Well, NO SHIT. You put these giant 3D glasses in front of the slits and you still expect to see interference? This is very much a "mechanical interaction", not some "non-obtrusive conscious observation". Everything that destroys coherence will ruin your quantum experiment! Mystery solved!

So what about the quantum eraser, @kromem will ask? Popular science has created this myth that you can look at the screen and you can make the interference pattern literally shimmer in and out of existence by just flipping a switch, connected to second detector positioned elsewhere, turning it off and on. An action at a distant place (the detector POL1 observing "twinned" entangled photons created by this fancy nonlinear barium crystal before the slits, Figure 1) changes whether light over here behaves as a particle or a wave, right in front of your eyes. Spooky action at a distance, right?

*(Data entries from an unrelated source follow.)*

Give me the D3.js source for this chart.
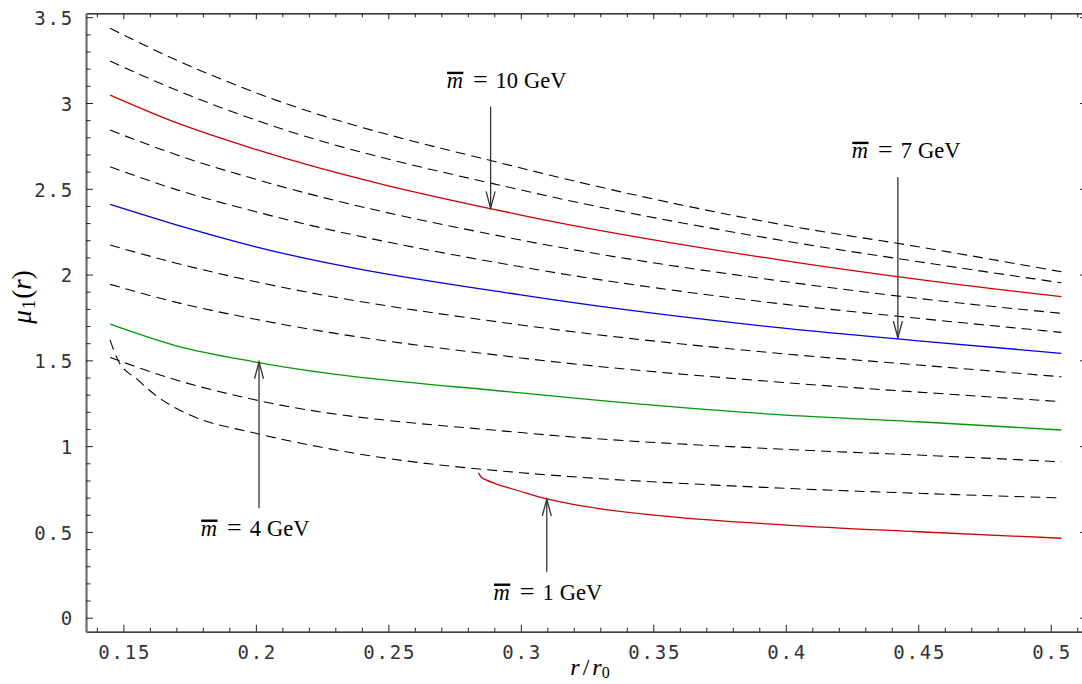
<!DOCTYPE html>
<html><head><meta charset="utf-8">
<script src="https://cdn.jsdelivr.net/npm/d3@7"></script>
<style>html,body{margin:0;padding:0;background:#fff;} svg{display:block;background:#fff;}</style>
</head><body>
<svg id="chart" width="1082" height="684"></svg>
<script>
// ---------- data ----------
const rStd = [0.145, 0.17, 0.2, 0.3, 0.4, 0.45, 0.504];
const mu12 = [3.435, 3.250, 3.060, 2.621, 2.287, 2.162, 2.016];
const mu11 = [3.244, 3.075, 2.900, 2.493, 2.195, 2.075, 1.952];
const mu10 = [3.046, 2.885, 2.729, 2.347, 2.080, 1.972, 1.871];
const mu9  = [2.842, 2.698, 2.555, 2.201, 1.958, 1.861, 1.774];
const mu8  = [2.628, 2.495, 2.366, 2.045, 1.826, 1.745, 1.663];
const mu7  = [2.409, 2.290, 2.162, 1.881, 1.686, 1.614, 1.541];
const mu6  = [2.172, 2.066, 1.958, 1.706, 1.537, 1.473, 1.404];
const mu5  = [1.943, 1.838, 1.739, 1.514, 1.370, 1.315, 1.259];
const mu4  = [1.711, 1.585, 1.490, 1.310, 1.181, 1.142, 1.094];
const mu3  = [1.517, 1.385, 1.269, 1.079, 0.981, 0.948, 0.909];
const r2   = [0.145, 0.148, 0.1555, 0.1631, 0.1752, 0.2, 0.2242, 0.2468, 0.2694, 0.2833, 0.3, 0.4, 0.45, 0.504];
const mu2  = [1.618, 1.500, 1.386, 1.286, 1.181, 1.075, 0.995, 0.935, 0.890, 0.868, 0.845, 0.754, 0.725, 0.698];
const r1   = [0.2840, 0.2850, 0.2869, 0.2903, 0.2948, 0.2997, 0.3098, 0.3248, 0.3563, 0.4001, 0.4500, 0.504];
const mu1  = [0.845, 0.820, 0.803, 0.782, 0.760, 0.737, 0.692, 0.647, 0.589, 0.540, 0.501, 0.463];

const xMajor = [0.15, 0.2, 0.25, 0.3, 0.35, 0.4, 0.45, 0.5];
const xTickLabels = ["0.15", "0.2", "0.25", "0.3", "0.35", "0.4", "0.45", "0.5"];
const yMajor = [0, 0.5, 1, 1.5, 2, 2.5, 3, 3.5];
const yTickLabels = ["0", "0.5", "1", "1.5", "2", "2.5", "3", "3.5"];

const annMass   = ["10", "7", "4", "1"];
const annR      = [0.2886, 0.4423, 0.2012, 0.3098];
const annTip    = [2.386, 1.630, 1.492, 0.692];
const annTail   = [2.978, 2.569, 0.638, 0.268];
const annTextR  = [0.2720, 0.4249, 0.1792, 0.2897];
const annTextMu = [3.086, 2.678, 0.476, 0.103];

// ---------- scales ----------
const svg = d3.select("#chart");
const x = d3.scaleLinear().domain([0.1359, 0.5133]).range([86, 1086]);
const y = d3.scaleLinear().domain([-0.0816, 3.5227]).range([631.7, 13.3]);

const xMinor = d3.range(14, 52).map(v => v / 100).filter(v => !xMajor.some(m => Math.abs(m - v) < 1e-9));
const yMinor = d3.range(0, 36).map(v => v / 10).filter(v => !yMajor.some(m => Math.abs(m - v) < 1e-9));

const tickFont = "'DejaVu Sans Mono', monospace";
const tickSize = "19px";
const tickSpacing = "1.8px";

function styleAxis(g, color, width) {
  g.select(".domain").attr("stroke", color).attr("stroke-width", width);
  g.selectAll(".tick line").attr("stroke", "#222").attr("stroke-width", 1);
}

// bottom
const gb = svg.append("g").attr("transform", `translate(0,${y.range()[0]})`)
  .call(d3.axisBottom(x).tickValues(xMajor).tickFormat((d, i) => xTickLabels[i])
    .tickSizeInner(-7).tickSizeOuter(0).tickPadding(14));
styleAxis(gb, "#000", 1.3);
gb.selectAll("text").style("font-family", tickFont).style("font-size", tickSize)
  .style("letter-spacing", tickSpacing).attr("fill", "#333").attr("dx", "0.9");
svg.append("g").attr("transform", `translate(0,${y.range()[0]})`)
  .call(d3.axisBottom(x).tickValues(xMinor).tickFormat("").tickSizeInner(-4).tickSizeOuter(0))
  .call(g => { g.select(".domain").remove(); g.selectAll(".tick line").attr("stroke", "#222"); });

// top
const gt = svg.append("g").attr("transform", `translate(0,${y.range()[1]})`)
  .call(d3.axisTop(x).tickValues(xMajor).tickFormat("").tickSizeInner(-6).tickSizeOuter(0));
styleAxis(gt, "#000", 1.3);
svg.append("g").attr("transform", `translate(0,${y.range()[1]})`)
  .call(d3.axisTop(x).tickValues(xMinor).tickFormat("").tickSizeInner(-4).tickSizeOuter(0))
  .call(g => { g.select(".domain").remove(); g.selectAll(".tick line").attr("stroke", "#222"); });

// left
const gl = svg.append("g").attr("transform", `translate(${x.range()[0]},0)`)
  .call(d3.axisLeft(y).tickValues(yMajor).tickFormat((d, i) => yTickLabels[i])
    .tickSizeInner(-7).tickSizeOuter(0).tickPadding(12));
styleAxis(gl, "#6e6e6e", 2.2);
gl.selectAll("text").style("font-family", tickFont).style("font-size", tickSize)
  .style("letter-spacing", tickSpacing).attr("fill", "#333").attr("dy", "0.38em");
svg.append("g").attr("transform", `translate(${x.range()[0]},0)`)
  .call(d3.axisLeft(y).tickValues(yMinor).tickFormat("").tickSizeInner(-4.5).tickSizeOuter(0))
  .call(g => { g.select(".domain").remove(); g.selectAll(".tick line").attr("stroke", "#222"); });

// right
const gr = svg.append("g").attr("transform", `translate(${x.range()[1]},0)`)
  .call(d3.axisRight(y).tickValues(yMajor).tickFormat("").tickSizeInner(-6).tickSizeOuter(0));
styleAxis(gr, "#000", 1.3);

// ---------- curves ----------
const series = [
  { r: rStd, mu: mu12, color: "#000", dashed: true },
  { r: rStd, mu: mu11, color: "#000", dashed: true },
  { r: rStd, mu: mu9,  color: "#000", dashed: true },
  { r: rStd, mu: mu8,  color: "#000", dashed: true },
  { r: rStd, mu: mu6,  color: "#000", dashed: true },
  { r: rStd, mu: mu5,  color: "#000", dashed: true },
  { r: rStd, mu: mu3,  color: "#000", dashed: true },
  { r: r2,   mu: mu2,  color: "#000", dashed: true },
  { r: rStd, mu: mu10, color: "#cc0000", dashed: false },
  { r: rStd, mu: mu7,  color: "#0000e6", dashed: false },
  { r: rStd, mu: mu4,  color: "#009a00", dashed: false },
  { r: r1,   mu: mu1,  color: "#cc0000", dashed: false }
];
const line = d3.line().x(d => x(d[0])).y(d => y(d[1])).curve(d3.curveMonotoneX);
svg.append("g").selectAll("path").data(series).join("path")
  .attr("d", s => line(s.r.map((r, i) => [r, s.mu[i]])))
  .attr("fill", "none")
  .attr("stroke", s => s.color)
  .attr("stroke-width", s => s.dashed ? 1.1 : 1.3)
  .attr("stroke-dasharray", s => s.dashed ? "10,6" : null);

// ---------- annotations ----------
const annG = svg.append("g");
annMass.forEach((m, i) => {
  const ax = x(annR[i]);
  const yTip = y(annTip[i]);
  const yTail = y(annTail[i]);
  const dir = yTail > yTip ? 1 : -1;
  annG.append("line").attr("x1", ax).attr("x2", ax).attr("y1", yTail).attr("y2", yTip)
    .attr("stroke", "#333").attr("stroke-width", 1.3);
  annG.append("path")
    .attr("d", `M${ax - 4.5},${yTip + dir * 17}L${ax},${yTip}L${ax + 4.5},${yTip + dir * 17}`)
    .attr("fill", "none").attr("stroke", "#333").attr("stroke-width", 1.3);

  const tx = x(annTextR[i]), ty = y(annTextMu[i]);
  const t = annG.append("text").attr("x", tx).attr("y", ty)
    .style("font-family", "'Liberation Serif', 'Times New Roman', serif")
    .style("font-size", "22.5px").attr("fill", "#000");
  t.append("tspan").style("font-style", "italic").text("m");
  t.append("tspan").attr("dx", 10).style("font-size", "26px").text("=");
  t.append("tspan").attr("dx", 8).text(m);
  t.append("tspan").attr("dx", 6).text("GeV");
  const ext = t.node().getExtentOfChar(0);
  annG.append("rect").attr("x", ext.x + 0.5).attr("width", ext.width)
    .attr("y", ty - 16.5).attr("height", 2.4).attr("fill", "#000");
});

// ---------- axis titles ----------
const serif = "'Liberation Serif', 'Times New Roman', serif";
const yt = svg.append("text").attr("transform", "translate(31,297) rotate(-90)")
  .attr("text-anchor", "middle").style("font-family", serif).style("font-size", "27px");
yt.append("tspan").style("font-style", "italic").text("μ");
yt.append("tspan").attr("dy", 4).attr("dx", 1).style("font-size", "19px").text("1");
yt.append("tspan").attr("dy", -4).attr("dx", 1).text("(");
yt.append("tspan").style("font-style", "italic").text("r");
yt.append("tspan").text(")");

const xt = svg.append("text").attr("x", 590).attr("y", 675)
  .attr("text-anchor", "middle").style("font-family", serif).style("font-size", "24px");
xt.append("tspan").style("font-style", "italic").text("r");
xt.append("tspan").attr("dx", 3).text("/");
xt.append("tspan").attr("dx", 3).style("font-style", "italic").text("r");
xt.append("tspan").attr("dy", 3).style("font-size", "16px").text("0");
</script>
</body></html>
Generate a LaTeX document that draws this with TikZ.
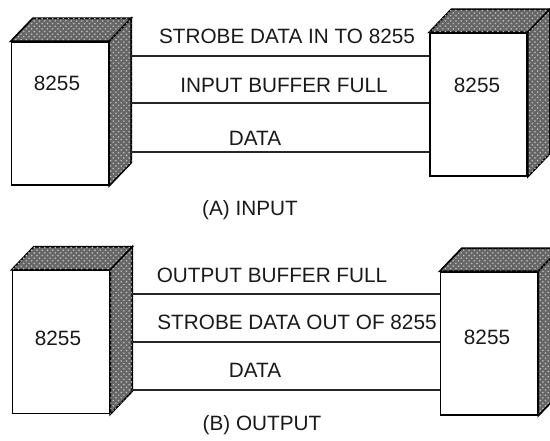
\documentclass[tikz,border=0pt]{standalone}
\usepackage{fontspec}
\setmainfont{Liberation Sans}
\usetikzlibrary{patterns}

% top and side faces of a chip box
\newcommand{\chipfaces}[1]{%
  \filldraw[face] (#1.north west) -- ([shift={(22,-23)}]#1.north west)
    -- ([shift={(22,-23)}]#1.north east) -- (#1.north east) -- cycle;
  \filldraw[face] (#1.north east) -- ([shift={(22,-23)}]#1.north east)
    -- ([shift={(22,-23)}]#1.south east) -- (#1.south east) -- cycle;
}

\begin{document}
\begin{tikzpicture}[x=0.02cm,y=-0.02cm]

\tikzset{
  chip/.style={
    draw=black,
    line width=0.9pt,
    fill=white,
    inner sep=0pt,
    minimum width=1.94cm,
    minimum height=2.86cm,
  },
  face/.style={
    draw=black,
    line width=0.9pt,
    fill=black!60,
    postaction={pattern=crosshatch dots, pattern color=black!25},
  },
  signal/.style={
    draw=black!85,
    line width=0.6pt,
  },
  caption/.style={
    inner sep=0pt,
    text=black!90,
    font=\fontsize{11.8}{14}\selectfont,
  },
}

\useasboundingbox (0,0) rectangle (550,440);

% (A) input
\node[chip] (aL) at (60,113.5) {};
\node[chip] (aR) at (478.5,104.5) {};
\chipfaces{aL}
\chipfaces{aR}
\node[caption] (aLt) at (57,83) {8255};
\node[caption] (aRt) at (477,85) {8255};

\coordinate (aLs) at ([xshift=0.44cm]aL.east);
\foreach \y in {56,103,152}
  \draw[signal] (aLs |- 0,\y) -- (aR.west |- 0,\y);

\node[caption] (strobein) at (287,36) {STROBE DATA IN TO 8255};
\node[caption] (ibf) at (284,85) {INPUT BUFFER FULL};
\node[caption] (adata) at (255,138) {DATA};
\node[caption] (atitle) at (250,210) {(A) INPUT};

% (B) output
\node[chip] (bL) at (61,342) {};
\node[chip] (bR) at (489,343.5) {};
\chipfaces{bL}
\chipfaces{bR}
\node[caption] (bLt) at (58,338) {8255};
\node[caption] (bRt) at (487,337) {8255};

\coordinate (bLs) at ([xshift=0.44cm]bL.east);
\foreach \y in {294,342,390}
  \draw[signal] (bLs |- 0,\y) -- (bR.west |- 0,\y);

\node[caption] (obf) at (272,275) {OUTPUT BUFFER FULL};
\node[caption] (strobeout) at (297,322) {STROBE DATA OUT OF 8255};
\node[caption] (bdata) at (255,370) {DATA};
\node[caption] (btitle) at (262,425) {(B) OUTPUT};

\end{tikzpicture}
\end{document}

THIS FUCKING DOESN'T HAPPEN. The monkey will see the single blob from Figure 3 and only single blob, no matter whether it turns the second detector on or off! The interference pattern will NEVER shimmer back into existence. The light never switches between behaving like a wave and behaving like a particle. It always behaves the same way, all the time, everywhere in the universe - like fucking light!

So what do the physicists actually fucking mean when they say the interference pattern is "restored"? If you observe the photons hitting the screen one at a time and you correlate them with simultaneous detections at detector POL1, you can mark those events as either "yes coincidence" category A or "no coincidence" category B. If you look at just all the category A events (Figure 4) you will see an interference pattern, and just category B you will see another (Figure 5). You cannot see these patterns by eye on the screen! You have to use a computer to record the events individually and separate them, you will only ever see a single blob by eye. The two interference patterns are subsets of that blob. They were always part of it, their hills and valleys mesh together into a single continuum. NO ONE EVER FUCKING EXPLAINED THIS.

The detector POL1 has a linear polarizer filter in front of it, so straight out the gate it will not see 50% of the twinned photons at all, because they will get stuck in the filter. Your category A can never match more than 50% of events. It gets worse, since the non-linear crystal in reality has very low efficiency and most photons going through are not twinned, so you cannot measure category B directly. In the experiment they do it by rotating the filter 90°, which changes the correlation to category B. In the meme I show them as if the crystal was 100% efficient.

The delayed-choice quantum eraser works similarly - you only ever see a single blob and can never see the interference pattern shimmer in and out of existence. You need the correlation data from the second detector to split the blob into two intermeshed interference patterns using a computer. The Sabine video was the first one I've ever seen that explains this correctly. Every other popular science video up to that point has lied to me!

Whatever you do, DO NOT watch the DR. QUANTUM video with an open mind! (Not even going to link to it, @manual3204 linked it in the other thread.) It's from a documentary produced by a literal UFO cult to promote their quantum woo woo, only masquerading as a quirky science video. It came out in the early days of youtube, when its production and animation quality were unusually high for its time, so it immediately became youtube's go-to video for double slit experiment. Copies of it remain highly ranked there even to present day. It's total baloney!